I grew up watching and reading about the legends in the running circuit, big names, always thinking what would it be like to actually start running. We only have high expectations for them. Everyday runners? They face the same emotional ups and downs in nearly every race.

I was from a humble background, but really only into 100 metres or 200-metre races. I always thought I didn’t have running legs. But as they say, your passion finds a way to draw you to it.

I found my passion, when I registered myself for a half marathon and loved the buzz around it all, in the wee hours before dawn, the runners all gathered, energies soaring high, and with equal gust running their way to the finish line. Above all, each one of us was rewarded with a medal, it really really caught my attention.

I had found my passion.

But I didn’t know where to start. Just then I stumbled upon 100 Days of Running, a virtual running platform, that already had thousands of runners on an equal footing, with equal chances to perform and to make running a habit for themselves. Nothing better than this I thought to myself to keep my running in check. All the big names flashed in front of me as I registered myself into it.

But as they say, runners persevere, and there’s something unique about a story that can make any runner say, “If they can soldier on if they can act so courageously, there’s no reason I can’t either.”

From running 2 km a day, the distances became longer, my body started responding better to running, my timings and pace got better.

Even during vacations, you would see me waking up early mornings, running on a beach or on a trail or running almost anywhere I was travelling. There were times when I was occupied in-office reviews & started running at 11:45 pm also to complete the challenge for the day by running at least 2 Km before the change of date 🙂

I’ve completed many numbers of half marathons and 10 km races and full marathons. Ultra run was a complete mind block for me but completed a 56 km run injury free only because of my practice and habit of running.

The journey from beginner to first time half marathon has been one of the successes and setbacks. Had my first Sub 2 timing last year and after that never stopped having a number of sub 2s.

On reflection, without the HDOR and the amazing friendships formed along the way, I would not have made it to this point. Early experiences of run/walking, whilst tried and tested, were still the hardest stage of getting the running bug.

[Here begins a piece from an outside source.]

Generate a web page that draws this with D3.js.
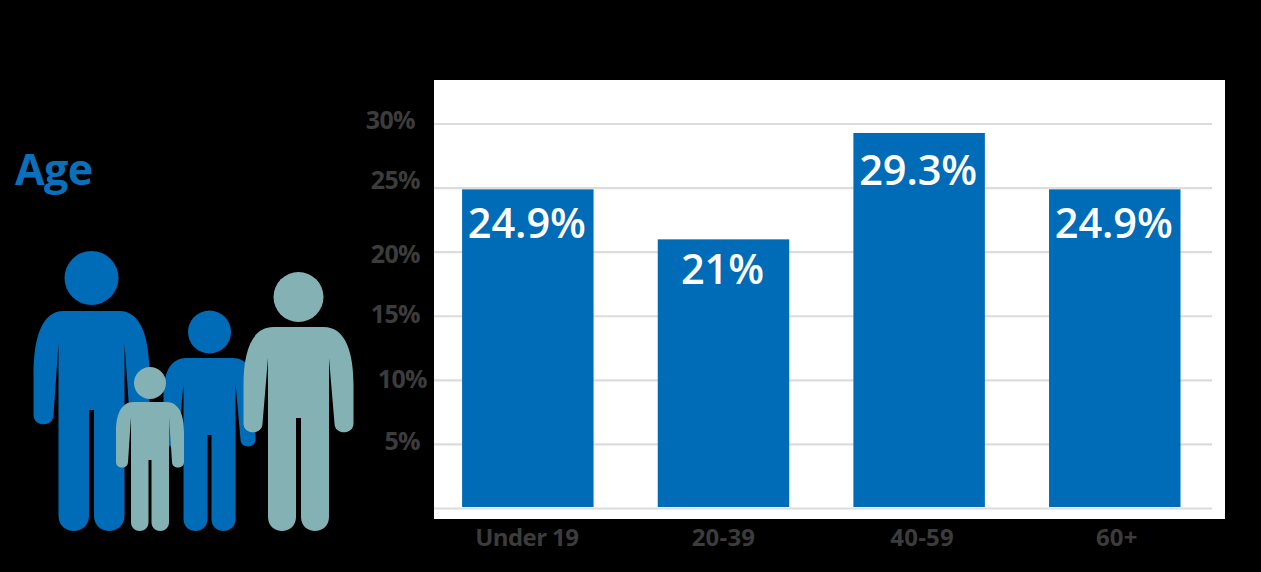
<!DOCTYPE html>
<html>
<head>
<meta charset="utf-8">
<script src="https://cdn.jsdelivr.net/npm/d3@7/dist/d3.min.js"></script>
<style>
html,body{margin:0;padding:0;background:#000;overflow:hidden}
svg{display:block}
text{font-family:"Open Sans",sans-serif}
</style>
</head>
<body>
<div id="chart"></div>
<script>
const categories = ["Under 19", "20-39", "40-59", "60+"];
const values = [24.9, 21, 29.3, 24.9];
const valueLabels = ["24.9%", "21%", "29.3%", "24.9%"];
const yTicks = [0, 5, 10, 15, 20, 25, 30];
const title = "Age";

const W = 1261, H = 572;
const BLUE = "#006bb6", TEAL = "#84b1b4", GREY = "#3c3c3c", GRID = "#dcdcdc";

const svg = d3.select("#chart").append("svg").attr("width", W).attr("height", H);
svg.append("rect").attr("width", W).attr("height", H).attr("fill", "#000");

// white plot panel
svg.append("rect").attr("x", 434).attr("y", 80).attr("width", 791).attr("height", 439).attr("fill", "#fff");

const x = d3.scaleBand().domain(categories).range([430, 1212.6]).paddingInner(0.328).paddingOuter(0.164);
const y = d3.scaleLinear().domain([0, 30]).range([508, 123.5]);

// y axis: gridlines + labels
const labelNudge = {0:[0,0],5:[0,-3],10:[7,-1],15:[0,-2],20:[0,2],25:[0,-8],30:[-5,-4]};
const yAxis = d3.axisLeft(y).tickValues(yTicks).tickSize(0).tickFormat(d => d === 0 ? "" : d + "%");
const yG = svg.append("g").attr("transform", "translate(434,0)").call(yAxis);
yG.select(".domain").remove();
yG.selectAll(".tick line").attr("x1", 0).attr("x2", 778).attr("stroke", GRID).attr("stroke-width", 2.2);
yG.selectAll(".tick text")
  .attr("x", d => -14 + labelNudge[d][0])
  .attr("y", d => labelNudge[d][1])
  .attr("dy", "0.36em")
  .attr("text-anchor", "end")
  .attr("fill", GREY)
  .attr("font-size", 25)
  .attr("font-weight", 700)
  .attr("letter-spacing", -0.6);

// x axis labels
const xNudge = [0, 1, 4, 3];
const xAxis = d3.axisBottom(x).tickSize(0);
const xG = svg.append("g").attr("transform", "translate(-1,519)").call(xAxis);
xG.select(".domain").remove();
xG.selectAll(".tick text")
  .attr("x", (d, i) => xNudge[i])
  .attr("y", 27).attr("dy", 0)
  .attr("fill", GREY)
  .attr("font-size", 24)
  .attr("font-weight", 700)
  .attr("letter-spacing", (d, i) => i === 0 ? -0.6 : 0.2);

// bars
svg.append("g").selectAll("rect").data(values).join("rect")
  .attr("x", (d, i) => x(categories[i]))
  .attr("y", d => y(d) + 0.5)
  .attr("width", x.bandwidth())
  .attr("height", d => y(0) - y(d) - 1.5)
  .attr("fill", BLUE);

// bar value labels
const labelDrop = [49, 45, 53, 49];
svg.append("g").selectAll("text").data(values).join("text")
  .attr("x", (d, i) => x(categories[i]) + x.bandwidth() / 2 - 1)
  .attr("y", (d, i) => y(d) + labelDrop[i])
  .attr("text-anchor", "middle")
  .attr("fill", "#fff")
  .attr("font-size", 41.5)
  .attr("font-weight", 600)
  .attr("letter-spacing", -0.1)
  .text((d, i) => valueLabels[i]);

// title
svg.append("text").attr("x", 15).attr("y", 185)
  .attr("fill", "#0a70bb").attr("font-size", 43).attr("font-weight", 700)
  .attr("letter-spacing", -0.6).text(title);

// family pictogram
function person(p, color) {
  const g = svg.append("g").attr("fill", color);
  g.append("circle").attr("cx", p.cx).attr("cy", p.hy).attr("r", p.hr);
  const path = d3.path();
  const R = v => p.cx + v, L = v => p.cx - v;
  const legW = p.torso - p.gap;
  const legR = legW / 2;
  path.moveTo(L(p.shoulder), p.top);
  path.lineTo(R(p.shoulder), p.top);
  // right arm
  path.bezierCurveTo(R(p.outer - (p.outer - p.shoulder) * 0.25), p.top, R(p.outer), p.top + (p.armMid - p.top) * 0.45, R(p.outer), p.armMid);
  path.lineTo(R(p.outer), p.armB - p.armW / 2);
  path.bezierCurveTo(R(p.outer), p.armB + p.armW * 0.12, R(p.outer - p.armW), p.armB + p.armW * 0.12, R(p.outer - p.armW), p.armB - p.armW / 2);
  path.lineTo(R(p.torso), p.pit);
  path.lineTo(R(p.torso), p.bottom - legR);
  // right leg
  path.bezierCurveTo(R(p.torso), p.bottom + legR * 0.33, R(p.gap), p.bottom + legR * 0.33, R(p.gap), p.bottom - legR);
  path.lineTo(R(p.gap), p.crotch);
  path.lineTo(L(p.gap), p.crotch);
  path.lineTo(L(p.gap), p.bottom - legR);
  // left leg
  path.bezierCurveTo(L(p.gap), p.bottom + legR * 0.33, L(p.torso), p.bottom + legR * 0.33, L(p.torso), p.bottom - legR);
  path.lineTo(L(p.torso), p.pit);
  path.lineTo(L(p.outer - p.armW), p.armB - p.armW / 2);
  path.bezierCurveTo(L(p.outer - p.armW), p.armB + p.armW * 0.12, L(p.outer), p.armB + p.armW * 0.12, L(p.outer), p.armB - p.armW / 2);
  path.lineTo(L(p.outer), p.armMid);
  path.bezierCurveTo(L(p.outer), p.top + (p.armMid - p.top) * 0.45, L(p.outer - (p.outer - p.shoulder) * 0.25), p.top, L(p.shoulder), p.top);
  path.closePath();
  g.append("path").attr("d", path.toString());
}
person({cx:91.5, hy:278, hr:27, top:311, shoulder:28, outer:58, armMid:375, armB:425, armW:20, torso:33, pit:343, crotch:410, bottom:531, gap:2.5}, BLUE);
person({cx:209.5, hy:332, hr:21.5, top:358, shoulder:23, outer:46, armMid:395, armB:447, armW:15, torso:26, pit:383, crotch:435, bottom:531, gap:2}, BLUE);
person({cx:150, hy:383, hr:16, top:402, shoulder:16, outer:34, armMid:432, armB:468, armW:12, torso:19, pit:417, crotch:460, bottom:531, gap:1.5}, TEAL);
person({cx:298.5, hy:297, hr:25, top:327, shoulder:25, outer:55, armMid:385, armB:433, armW:19, torso:30.5, pit:358, crotch:418, bottom:531, gap:2.5}, TEAL);
</script>
</body>
</html>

Training in the dark and all-weather after a busy day of work was tough. They say that we are what we repeatedly do, and this seems especially pertinent to running. Put in the training with consistency, whatever your starting point, fitness level and you WILL progress. Once that progress becomes visible, the breathing becomes easier and you can even begin to chat whilst running; you begin to think that running isn’t so bad after all – it can be fun!

So to anyone thinking about taking their first steps into running, or pushing their goals to the next distance, event or challenge, I encourage you to go for it. Find the motivation that will get you through those tough runs on cold Saturday mornings; find those running buddies that will turn your training into a weekly catch up with friends; and most importantly, lace up those trainers and get going, and keep going.

We all have dreams, in order to make dreams come into reality, it takes an awful lot of determination, dedication, self-discipline and effort.